— EXERCISE TASK —
Below are some entries. Transcribe the lines from the one holding "What seaborn and" to the one holding "estimator=None, zorder=4)", inclusive, but not the pictures among them.

— PROVIDED MATERIAL —
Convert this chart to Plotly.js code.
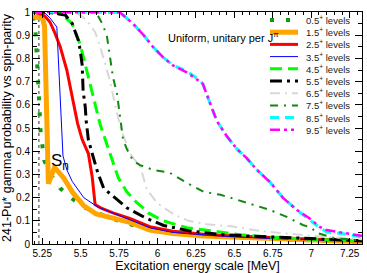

--

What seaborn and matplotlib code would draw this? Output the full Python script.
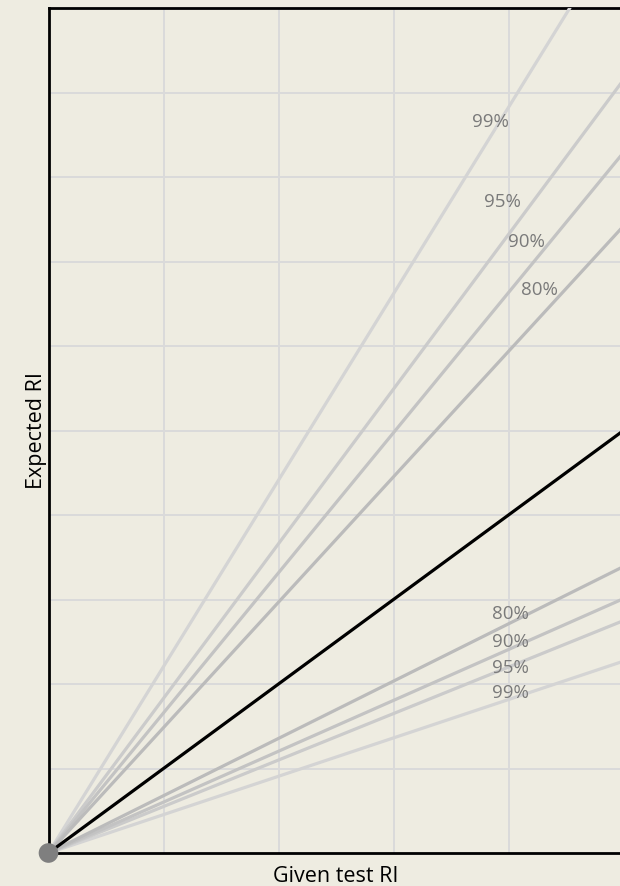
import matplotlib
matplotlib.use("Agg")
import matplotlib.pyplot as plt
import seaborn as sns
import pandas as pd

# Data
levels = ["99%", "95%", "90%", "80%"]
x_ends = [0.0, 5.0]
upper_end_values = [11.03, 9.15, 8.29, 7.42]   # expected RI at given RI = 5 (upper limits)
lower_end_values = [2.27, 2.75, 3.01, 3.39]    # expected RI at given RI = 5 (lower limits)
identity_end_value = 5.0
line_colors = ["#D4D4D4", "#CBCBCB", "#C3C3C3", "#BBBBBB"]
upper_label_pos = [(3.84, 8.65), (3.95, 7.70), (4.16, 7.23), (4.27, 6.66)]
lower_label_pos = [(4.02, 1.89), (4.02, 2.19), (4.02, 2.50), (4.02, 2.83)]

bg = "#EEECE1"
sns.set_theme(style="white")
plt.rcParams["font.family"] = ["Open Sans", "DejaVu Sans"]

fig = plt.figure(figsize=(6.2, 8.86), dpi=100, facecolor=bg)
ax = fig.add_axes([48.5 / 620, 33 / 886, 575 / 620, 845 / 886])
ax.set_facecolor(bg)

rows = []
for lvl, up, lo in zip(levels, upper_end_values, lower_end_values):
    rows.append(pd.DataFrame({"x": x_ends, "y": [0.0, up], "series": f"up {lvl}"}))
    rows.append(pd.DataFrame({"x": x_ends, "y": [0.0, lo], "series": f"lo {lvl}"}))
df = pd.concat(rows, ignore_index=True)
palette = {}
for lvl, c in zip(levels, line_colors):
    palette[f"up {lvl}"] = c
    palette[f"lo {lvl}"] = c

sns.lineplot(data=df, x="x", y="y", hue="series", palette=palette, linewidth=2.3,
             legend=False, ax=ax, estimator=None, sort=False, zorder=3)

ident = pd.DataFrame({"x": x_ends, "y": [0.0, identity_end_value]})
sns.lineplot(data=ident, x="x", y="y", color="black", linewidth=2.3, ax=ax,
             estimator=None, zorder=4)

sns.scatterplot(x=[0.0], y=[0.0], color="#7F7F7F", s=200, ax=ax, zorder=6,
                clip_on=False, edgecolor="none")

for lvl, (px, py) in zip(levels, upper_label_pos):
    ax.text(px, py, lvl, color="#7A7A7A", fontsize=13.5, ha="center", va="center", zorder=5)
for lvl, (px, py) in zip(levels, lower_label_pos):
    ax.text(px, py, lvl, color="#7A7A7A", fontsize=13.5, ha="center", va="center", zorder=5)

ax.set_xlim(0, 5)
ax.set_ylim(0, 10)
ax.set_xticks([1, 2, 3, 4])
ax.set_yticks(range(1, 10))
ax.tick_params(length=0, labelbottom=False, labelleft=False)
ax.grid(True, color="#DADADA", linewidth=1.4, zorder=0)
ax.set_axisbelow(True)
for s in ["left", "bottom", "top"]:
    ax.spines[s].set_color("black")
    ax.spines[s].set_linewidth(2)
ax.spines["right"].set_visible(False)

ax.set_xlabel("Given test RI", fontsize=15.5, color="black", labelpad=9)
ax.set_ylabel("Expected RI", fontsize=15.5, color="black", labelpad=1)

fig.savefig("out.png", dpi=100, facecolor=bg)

...

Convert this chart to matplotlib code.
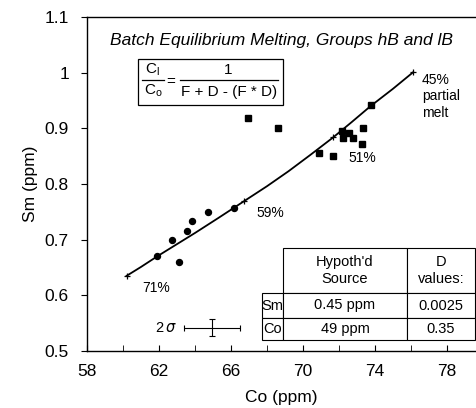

— WRITTEN SOLUTION —
What seaborn and matplotlib code would draw this? Output the full Python script.
import matplotlib
matplotlib.use("Agg")
import matplotlib.pyplot as plt
import seaborn as sns
import pandas as pd

# Data
levels = ["99%", "95%", "90%", "80%"]
x_ends = [0.0, 5.0]
upper_end_values = [11.03, 9.15, 8.29, 7.42]   # expected RI at given RI = 5 (upper limits)
lower_end_values = [2.27, 2.75, 3.01, 3.39]    # expected RI at given RI = 5 (lower limits)
identity_end_value = 5.0
line_colors = ["#D4D4D4", "#CBCBCB", "#C3C3C3", "#BBBBBB"]
upper_label_pos = [(3.84, 8.65), (3.95, 7.70), (4.16, 7.23), (4.27, 6.66)]
lower_label_pos = [(4.02, 1.89), (4.02, 2.19), (4.02, 2.50), (4.02, 2.83)]

bg = "#EEECE1"
sns.set_theme(style="white")
plt.rcParams["font.family"] = ["Open Sans", "DejaVu Sans"]

fig = plt.figure(figsize=(6.2, 8.86), dpi=100, facecolor=bg)
ax = fig.add_axes([48.5 / 620, 33 / 886, 575 / 620, 845 / 886])
ax.set_facecolor(bg)

rows = []
for lvl, up, lo in zip(levels, upper_end_values, lower_end_values):
    rows.append(pd.DataFrame({"x": x_ends, "y": [0.0, up], "series": f"up {lvl}"}))
    rows.append(pd.DataFrame({"x": x_ends, "y": [0.0, lo], "series": f"lo {lvl}"}))
df = pd.concat(rows, ignore_index=True)
palette = {}
for lvl, c in zip(levels, line_colors):
    palette[f"up {lvl}"] = c
    palette[f"lo {lvl}"] = c

sns.lineplot(data=df, x="x", y="y", hue="series", palette=palette, linewidth=2.3,
             legend=False, ax=ax, estimator=None, sort=False, zorder=3)

ident = pd.DataFrame({"x": x_ends, "y": [0.0, identity_end_value]})
sns.lineplot(data=ident, x="x", y="y", color="black", linewidth=2.3, ax=ax,
             estimator=None, zorder=4)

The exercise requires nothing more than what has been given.